Mark Metcalfe/Getty Images

At least she did one thing right: Taylor Swift has released another song from her long-awaited, November 10 album Reputation. “Call It What You Want” sounds at first like it’s going to be another career arc narrative, addressing the damage done to her reputation in a disastrous 2016 by dual feuds with Kimye and Calvin. “My castle crumbled overnight,” she begins. “I brought a knife to a gunfight, they took the crown but it’s alright.”

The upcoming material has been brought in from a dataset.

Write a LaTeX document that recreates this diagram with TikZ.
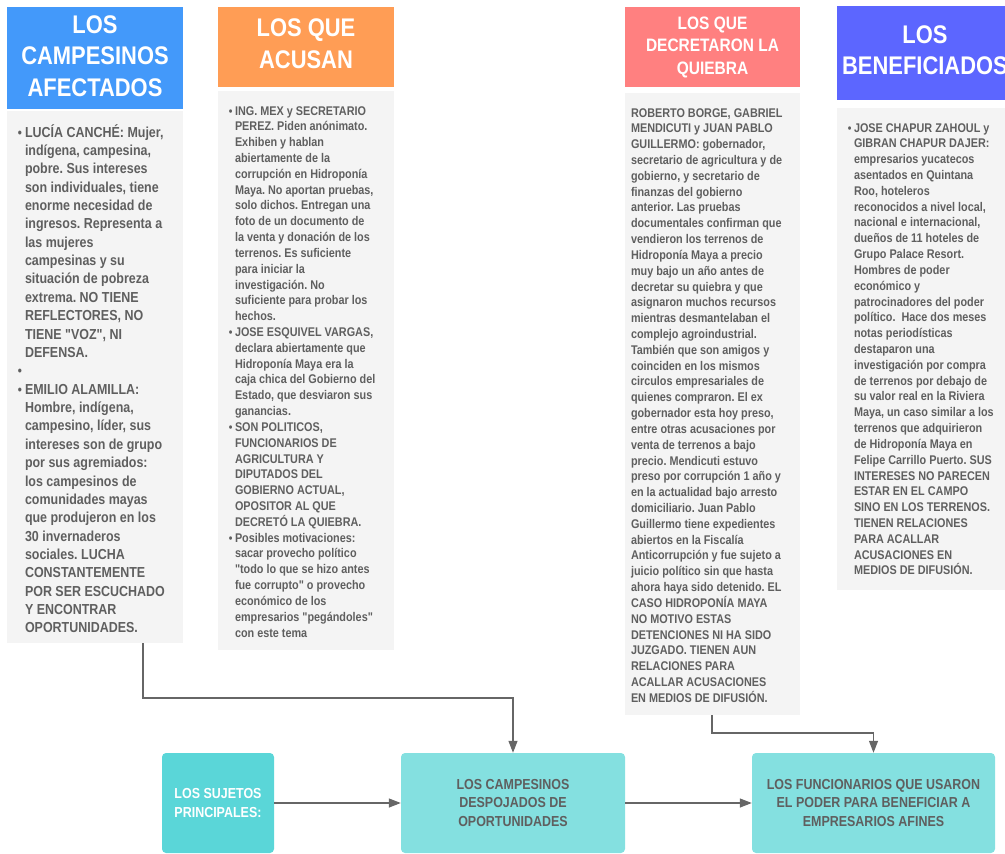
\documentclass[tikz,border=0pt]{standalone}
\usepackage{fontspec}
\setmainfont[FakeStretch=0.86, Ligatures=TeXOff]{Liberation Sans}
\usetikzlibrary{arrows.meta}
\definecolor{hblue}{RGB}{67,153,250}
\definecolor{horange}{RGB}{255,157,85}
\definecolor{hred}{RGB}{255,128,128}
\definecolor{hviolet}{RGB}{92,102,255}
\definecolor{bodyg}{RGB}{244,244,244}
\definecolor{txtg}{RGB}{95,95,95}
\definecolor{tealA}{RGB}{90,214,216}
\definecolor{tealB}{RGB}{132,224,224}
\definecolor{linec}{RGB}{102,102,102}
\frenchspacing
\newcommand{\bulb}{\leavevmode\llap{{\fontsize{13.5}{13.5}\selectfont •}\hspace{3pt}}}
\newcommand{\bul}{\leavevmode\llap{{\fontsize{12}{12}\selectfont •}\hspace{2.5pt}}}
\newcommand{\bigtxt}{\fontsize{14.5}{18.37}\selectfont\bfseries}
\newcommand{\smalltxt}{\fontsize{12.6}{15.82}\selectfont\bfseries}
\tikzset{
  panel/.style={inner sep=0pt, outer sep=0pt, draw=none, anchor=north west},
  txt/.style={inner sep=0pt, outer sep=0pt, anchor=base west, text=txtg},
  htxt/.style={inner sep=0pt, outer sep=0pt, anchor=base, text=white},
  subj/.style={inner sep=0pt, rounded corners=4pt, minimum height=100pt, align=center,
    font=\fontsize{14.5}{18.2}\selectfont\bfseries},
  arr/.style={draw=linec, line width=1.2pt, -{Triangle[length=12pt,width=9pt]}},
}
\begin{document}
\begin{tikzpicture}[x=1pt,y=-1pt]
\useasboundingbox (0,0) rectangle (1005,854);
% column 1
\node[panel, fill=hblue, minimum width=176pt, minimum height=102pt] (h1) at (7,7) {};
\node[panel, fill=bodyg, minimum width=176pt, minimum height=532pt] (b1) at (7,111) {};
\node[htxt] (ht1) at (95,33) {\parbox[t]{200pt}{\centering\fontsize{25.5}{31.5}\selectfont\bfseries LOS\\CAMPESINOS\\AFECTADOS}};
\node[txt] (t1) at (25,137) {\parbox[t]{170pt}{\bigtxt\raggedright
\bulb LUCÍA CANCHÉ: Mujer,\\
indígena, campesina,\\
pobre. Sus intereses\\
son individuales, tiene\\
enorme necesidad de\\
ingresos. Representa a\\
las mujeres\\
campesinas y su\\
situación de pobreza\\
extrema. NO TIENE\\
REFLECTORES, NO\\
TIENE "VOZ", NI\\
DEFENSA.\\
\bulb\\
\bulb EMILIO ALAMILLA:\\
Hombre, indígena,\\
campesino, líder, sus\\
intereses son de grupo\\
por sus agremiados:\\
los campesinos de\\
comunidades mayas\\
que produjeron en los\\
30 invernaderos\\
sociales. LUCHA\\
CONSTANTEMENTE\\
POR SER ESCUCHADO\\
Y ENCONTRAR\\
OPORTUNIDADES.}};
% column 2
\node[panel, fill=horange, minimum width=176pt, minimum height=80pt] (h2) at (218,7) {};
\node[panel, fill=bodyg, minimum width=176pt, minimum height=559pt] (b2) at (218,91) {};
\node[htxt] (ht2) at (306,36) {\parbox[t]{200pt}{\centering\fontsize{25.5}{32}\selectfont\bfseries LOS QUE\\ACUSAN}};
\node[txt] (t2) at (235,115) {\parbox[t]{170pt}{\smalltxt\raggedright
\bul ING. MEX y SECRETARIO\\
PEREZ. Piden anónimato.\\
Exhiben y hablan\\
abiertamente de la\\
corrupción en Hidroponía\\
Maya. No aportan pruebas,\\
solo dichos. Entregan una\\
foto de un documento de\\
la venta y donación de los\\
terrenos. Es suficiente\\
para iniciar la\\
investigación. No\\
suficiente para probar los\\
hechos.\\
\bul JOSE ESQUIVEL VARGAS,\\
declara abiertamente que\\
Hidroponía Maya era la\\
caja chica del Gobierno del\\
Estado, que desviaron sus\\
ganancias.\\
\bul SON POLITICOS,\\
FUNCIONARIOS DE\\
AGRICULTURA Y\\
DIPUTADOS DEL\\
GOBIERNO ACTUAL,\\
OPOSITOR AL QUE\\
DECRETÓ LA QUIEBRA.\\
\bul Posibles motivaciones:\\
sacar provecho político\\
"todo lo que se hizo antes\\
fue corrupto" o provecho\\
económico de los\\
empresarios "pegándoles"\\
con este tema}};
% column 3
\node[panel, fill=hred, minimum width=175pt, minimum height=80pt] (h3) at (625,7) {};
\node[panel, fill=bodyg, minimum width=175pt, minimum height=622pt] (b3) at (625,93) {};
\node[htxt] (ht3) at (712.5,29) {\parbox[t]{200pt}{\centering\fontsize{18}{22.5}\selectfont\bfseries LOS QUE\\DECRETARON LA\\QUIEBRA}};
\node[txt] (t3) at (631,117) {\parbox[t]{170pt}{\smalltxt\raggedright
ROBERTO BORGE, GABRIEL\\
MENDICUTI y JUAN PABLO\\
GUILLERMO: gobernador,\\
secretario de agricultura y de\\
gobierno, y secretario de\\
finanzas del gobierno\\
anterior. Las pruebas\\
documentales confirman que\\
vendieron los terrenos de\\
Hidroponía Maya a precio\\
muy bajo un año antes de\\
decretar su quiebra y que\\
asignaron muchos recursos\\
mientras desmantelaban el\\
complejo agroindustrial.\\
También que son amigos y\\
coinciden en los mismos\\
circulos empresariales de\\
quienes compraron. El ex\\
gobernador esta hoy preso,\\
entre otras acusaciones por\\
venta de terrenos a bajo\\
precio. Mendicuti estuvo\\
preso por corrupción 1 año y\\
en la actualidad bajo arresto\\
domiciliario. Juan Pablo\\
Guillermo tiene expedientes\\
abiertos en la Fiscalía\\
Anticorrupción y fue sujeto a\\
juicio político sin que hasta\\
ahora haya sido detenido. EL\\
CASO HIDROPONÍA MAYA\\
NO MOTIVO ESTAS\\
DETENCIONES NI HA SIDO\\
JUZGADO. TIENEN AUN\\
RELACIONES PARA\\
ACALLAR ACUSACIONES\\
EN MEDIOS DE DIFUSIÓN.}};
% column 4
\node[panel, fill=hviolet, minimum width=176pt, minimum height=94pt] (h4) at (837,6) {};
\node[panel, fill=bodyg, minimum width=176pt, minimum height=482pt] (b4) at (837,108) {};
\node[htxt] (ht4) at (925,43) {\parbox[t]{200pt}{\centering\fontsize{25.5}{31}\selectfont\bfseries LOS\\BENEFICIADOS}};
\node[txt] (t4) at (854,132) {\parbox[t]{170pt}{\smalltxt\raggedright
\bul JOSE CHAPUR ZAHOUL y\\
GIBRAN CHAPUR DAJER:\\
empresarios yucatecos\\
asentados en Quintana\\
Roo, hoteleros\\
reconocidos a nivel local,\\
nacional e internacional,\\
dueños de 11 hoteles de\\
Grupo Palace Resort.\\
Hombres de poder\\
económico y\\
patrocinadores del poder\\
político.\ \ Hace dos meses\\
notas periodísticas\\
destaparon una\\
investigación por compra\\
de terrenos por debajo de\\
su valor real en la Riviera\\
Maya, un caso similar a los\\
terrenos que adquirieron\\
de Hidroponía Maya en\\
Felipe Carrillo Puerto. SUS\\
INTERESES NO PARECEN\\
ESTAR EN EL CAMPO\\
SINO EN LOS TERRENOS.\\
TIENEN RELACIONES\\
PARA ACALLAR\\
ACUSACIONES EN\\
MEDIOS DE DIFUSIÓN.}};
% bottom boxes
\node[subj, fill=tealA, text=white, minimum width=112pt] (A) at (218,803) {LOS SUJETOS\\PRINCIPALES:};
\node[subj, fill=tealB, text=txtg, minimum width=224pt] (B) at (513,803) {LOS CAMPESINOS\\DESPOJADOS DE\\OPORTUNIDADES};
\node[subj, fill=tealB, text=txtg, minimum width=243pt] (C) at (873.5,803) {LOS FUNCIONARIOS QUE USARON\\EL PODER PARA BENEFICIAR A\\EMPRESARIOS AFINES};
% connectors
\coordinate (s1) at (143,643);
\coordinate (s3) at (712,715);
\draw[arr] (A) -- (B);
\draw[arr] (B) -- (C);
\draw[arr] (s1) -- ++(0,55) -| (B.north);
\draw[arr] (s3) -- ++(0,18) -| (C.north);
\end{tikzpicture}
\end{document}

But just as you start readying your eyes and ears for some epic shade, the song reveals itself for what it really is: An ode to Swift’s boyfriend of one whole year Joe Alwyn. You can call it what you want, because Swift supposedly doesn't care anymore: “My baby’s fit like a daydream/ Walking with his head down/ I’m the one he's walking to,” she sings in the chorus. (The song’s suggestion to “Call It What You Want” could also be used to refer to her dubious relationship with Tom “I <3 TS” Hiddleston). Basically, haters, Taylor has a boyfriend now and everything is A-OK. In fact, she’s doing “better than she ever was.”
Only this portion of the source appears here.